*Dataset entries*:

· · · · · · ·

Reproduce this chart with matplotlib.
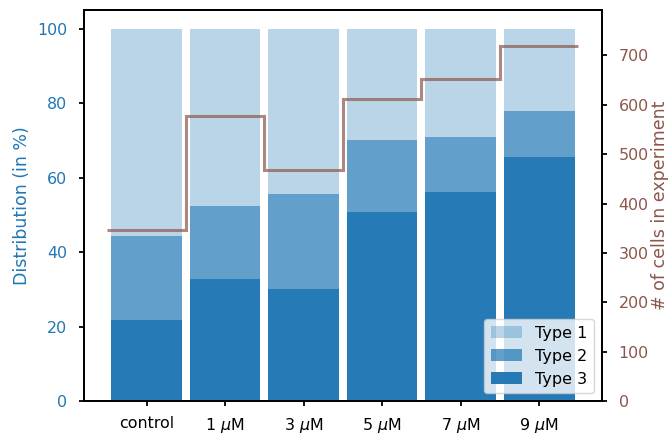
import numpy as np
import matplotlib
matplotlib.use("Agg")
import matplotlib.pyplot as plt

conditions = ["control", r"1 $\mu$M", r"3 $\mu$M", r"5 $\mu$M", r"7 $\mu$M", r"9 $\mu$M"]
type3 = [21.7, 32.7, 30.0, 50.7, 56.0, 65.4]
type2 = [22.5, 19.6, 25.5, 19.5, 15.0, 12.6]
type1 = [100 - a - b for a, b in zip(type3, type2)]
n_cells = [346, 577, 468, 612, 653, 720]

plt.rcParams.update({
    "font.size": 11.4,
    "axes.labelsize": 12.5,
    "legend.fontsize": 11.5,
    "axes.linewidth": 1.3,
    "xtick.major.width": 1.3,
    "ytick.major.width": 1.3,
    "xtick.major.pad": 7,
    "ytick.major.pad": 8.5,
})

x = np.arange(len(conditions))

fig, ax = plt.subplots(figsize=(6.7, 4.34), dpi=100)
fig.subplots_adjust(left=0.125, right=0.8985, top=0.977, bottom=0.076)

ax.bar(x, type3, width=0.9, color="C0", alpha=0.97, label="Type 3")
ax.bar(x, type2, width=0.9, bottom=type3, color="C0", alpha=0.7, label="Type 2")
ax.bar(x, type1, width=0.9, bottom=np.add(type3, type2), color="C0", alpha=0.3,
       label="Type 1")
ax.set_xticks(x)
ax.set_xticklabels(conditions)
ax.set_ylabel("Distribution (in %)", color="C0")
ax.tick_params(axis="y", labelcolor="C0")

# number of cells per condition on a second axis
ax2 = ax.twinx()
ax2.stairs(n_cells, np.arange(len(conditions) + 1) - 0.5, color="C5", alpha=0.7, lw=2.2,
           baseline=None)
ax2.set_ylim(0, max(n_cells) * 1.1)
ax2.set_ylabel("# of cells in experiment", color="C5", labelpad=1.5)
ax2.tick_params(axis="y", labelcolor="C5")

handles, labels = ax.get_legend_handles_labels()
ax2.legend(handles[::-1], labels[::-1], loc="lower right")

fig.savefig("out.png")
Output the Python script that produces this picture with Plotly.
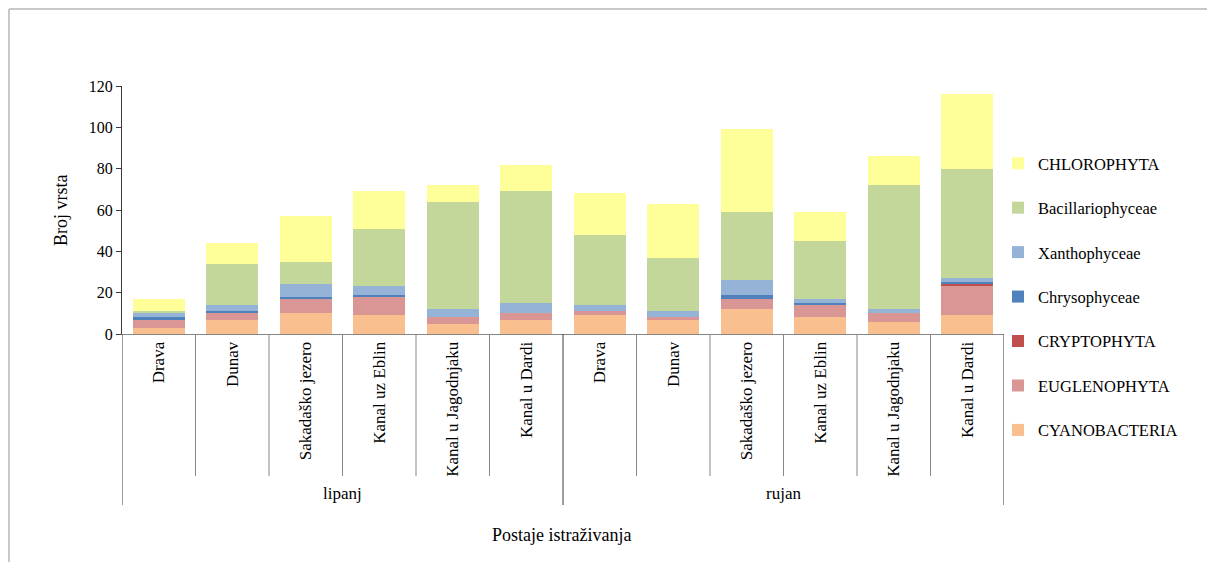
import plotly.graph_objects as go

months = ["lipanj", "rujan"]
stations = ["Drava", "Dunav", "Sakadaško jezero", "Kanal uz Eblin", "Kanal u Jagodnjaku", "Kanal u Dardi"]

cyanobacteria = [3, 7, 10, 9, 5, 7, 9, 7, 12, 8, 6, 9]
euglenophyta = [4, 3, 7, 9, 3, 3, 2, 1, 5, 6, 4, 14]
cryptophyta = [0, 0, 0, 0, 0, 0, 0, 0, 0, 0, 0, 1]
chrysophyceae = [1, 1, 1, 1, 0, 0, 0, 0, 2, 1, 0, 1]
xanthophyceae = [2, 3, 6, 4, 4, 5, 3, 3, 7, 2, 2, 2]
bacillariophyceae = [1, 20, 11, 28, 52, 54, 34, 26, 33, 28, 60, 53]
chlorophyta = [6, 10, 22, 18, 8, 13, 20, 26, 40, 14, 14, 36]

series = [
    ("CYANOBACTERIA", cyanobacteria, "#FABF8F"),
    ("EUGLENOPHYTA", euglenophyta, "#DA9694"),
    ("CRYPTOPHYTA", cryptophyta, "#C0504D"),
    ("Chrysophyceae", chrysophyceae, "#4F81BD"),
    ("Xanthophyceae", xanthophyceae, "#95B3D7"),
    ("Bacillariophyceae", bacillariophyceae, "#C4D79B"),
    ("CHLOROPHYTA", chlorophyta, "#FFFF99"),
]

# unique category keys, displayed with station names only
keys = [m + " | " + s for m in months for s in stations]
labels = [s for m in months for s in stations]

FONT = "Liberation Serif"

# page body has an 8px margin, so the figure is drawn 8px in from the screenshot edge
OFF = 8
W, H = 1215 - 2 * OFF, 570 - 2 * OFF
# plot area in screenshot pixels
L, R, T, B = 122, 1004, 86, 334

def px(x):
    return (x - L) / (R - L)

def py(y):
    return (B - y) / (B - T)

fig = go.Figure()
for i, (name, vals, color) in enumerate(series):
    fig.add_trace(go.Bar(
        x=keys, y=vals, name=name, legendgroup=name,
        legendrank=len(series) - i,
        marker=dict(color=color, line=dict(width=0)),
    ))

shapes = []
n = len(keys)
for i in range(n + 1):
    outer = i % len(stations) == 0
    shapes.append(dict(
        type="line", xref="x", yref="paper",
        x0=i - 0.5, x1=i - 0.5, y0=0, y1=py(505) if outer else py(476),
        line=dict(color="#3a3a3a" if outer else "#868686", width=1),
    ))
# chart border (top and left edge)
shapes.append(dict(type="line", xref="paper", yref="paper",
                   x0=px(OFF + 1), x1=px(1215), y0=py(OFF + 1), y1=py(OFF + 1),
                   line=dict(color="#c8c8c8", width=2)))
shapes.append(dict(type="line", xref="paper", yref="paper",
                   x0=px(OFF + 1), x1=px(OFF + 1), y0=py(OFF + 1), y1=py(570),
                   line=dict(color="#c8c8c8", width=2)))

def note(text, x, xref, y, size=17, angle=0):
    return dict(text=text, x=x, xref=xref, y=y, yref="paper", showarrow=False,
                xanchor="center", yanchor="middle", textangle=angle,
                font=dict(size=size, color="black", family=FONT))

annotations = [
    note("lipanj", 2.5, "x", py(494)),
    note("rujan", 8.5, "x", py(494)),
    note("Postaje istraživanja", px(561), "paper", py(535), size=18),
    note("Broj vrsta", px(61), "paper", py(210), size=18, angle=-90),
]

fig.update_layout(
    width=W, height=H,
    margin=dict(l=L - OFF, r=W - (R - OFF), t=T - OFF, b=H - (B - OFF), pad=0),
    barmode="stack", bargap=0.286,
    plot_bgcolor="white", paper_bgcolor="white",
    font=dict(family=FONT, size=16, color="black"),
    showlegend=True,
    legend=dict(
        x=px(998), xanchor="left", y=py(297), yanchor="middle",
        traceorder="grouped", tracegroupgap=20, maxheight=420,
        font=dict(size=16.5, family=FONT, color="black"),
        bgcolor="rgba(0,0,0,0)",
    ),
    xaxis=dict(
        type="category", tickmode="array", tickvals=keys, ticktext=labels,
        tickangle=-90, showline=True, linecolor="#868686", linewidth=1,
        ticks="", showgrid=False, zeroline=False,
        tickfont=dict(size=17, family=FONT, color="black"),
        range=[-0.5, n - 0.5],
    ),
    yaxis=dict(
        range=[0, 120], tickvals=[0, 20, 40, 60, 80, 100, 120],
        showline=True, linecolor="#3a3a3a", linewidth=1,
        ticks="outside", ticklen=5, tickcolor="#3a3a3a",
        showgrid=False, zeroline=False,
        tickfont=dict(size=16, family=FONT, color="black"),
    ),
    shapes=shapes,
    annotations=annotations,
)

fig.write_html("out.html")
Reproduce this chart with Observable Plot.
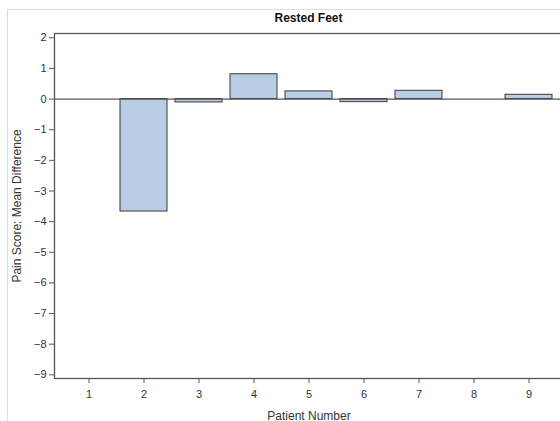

· · · · · · ·

*Brief*: The lines to reproduce run from the one above containing "Output the Python" through the one containing "return (B - y) / (B - T)". Copy them exactly and leave out all pictures.

*Answer to the exercise*:
Output the Python script that produces this picture with Plotly.
import plotly.graph_objects as go

months = ["lipanj", "rujan"]
stations = ["Drava", "Dunav", "Sakadaško jezero", "Kanal uz Eblin", "Kanal u Jagodnjaku", "Kanal u Dardi"]

cyanobacteria = [3, 7, 10, 9, 5, 7, 9, 7, 12, 8, 6, 9]
euglenophyta = [4, 3, 7, 9, 3, 3, 2, 1, 5, 6, 4, 14]
cryptophyta = [0, 0, 0, 0, 0, 0, 0, 0, 0, 0, 0, 1]
chrysophyceae = [1, 1, 1, 1, 0, 0, 0, 0, 2, 1, 0, 1]
xanthophyceae = [2, 3, 6, 4, 4, 5, 3, 3, 7, 2, 2, 2]
bacillariophyceae = [1, 20, 11, 28, 52, 54, 34, 26, 33, 28, 60, 53]
chlorophyta = [6, 10, 22, 18, 8, 13, 20, 26, 40, 14, 14, 36]

series = [
    ("CYANOBACTERIA", cyanobacteria, "#FABF8F"),
    ("EUGLENOPHYTA", euglenophyta, "#DA9694"),
    ("CRYPTOPHYTA", cryptophyta, "#C0504D"),
    ("Chrysophyceae", chrysophyceae, "#4F81BD"),
    ("Xanthophyceae", xanthophyceae, "#95B3D7"),
    ("Bacillariophyceae", bacillariophyceae, "#C4D79B"),
    ("CHLOROPHYTA", chlorophyta, "#FFFF99"),
]

# unique category keys, displayed with station names only
keys = [m + " | " + s for m in months for s in stations]
labels = [s for m in months for s in stations]

FONT = "Liberation Serif"

# page body has an 8px margin, so the figure is drawn 8px in from the screenshot edge
OFF = 8
W, H = 1215 - 2 * OFF, 570 - 2 * OFF
# plot area in screenshot pixels
L, R, T, B = 122, 1004, 86, 334

def px(x):
    return (x - L) / (R - L)

def py(y):
    return (B - y) / (B - T)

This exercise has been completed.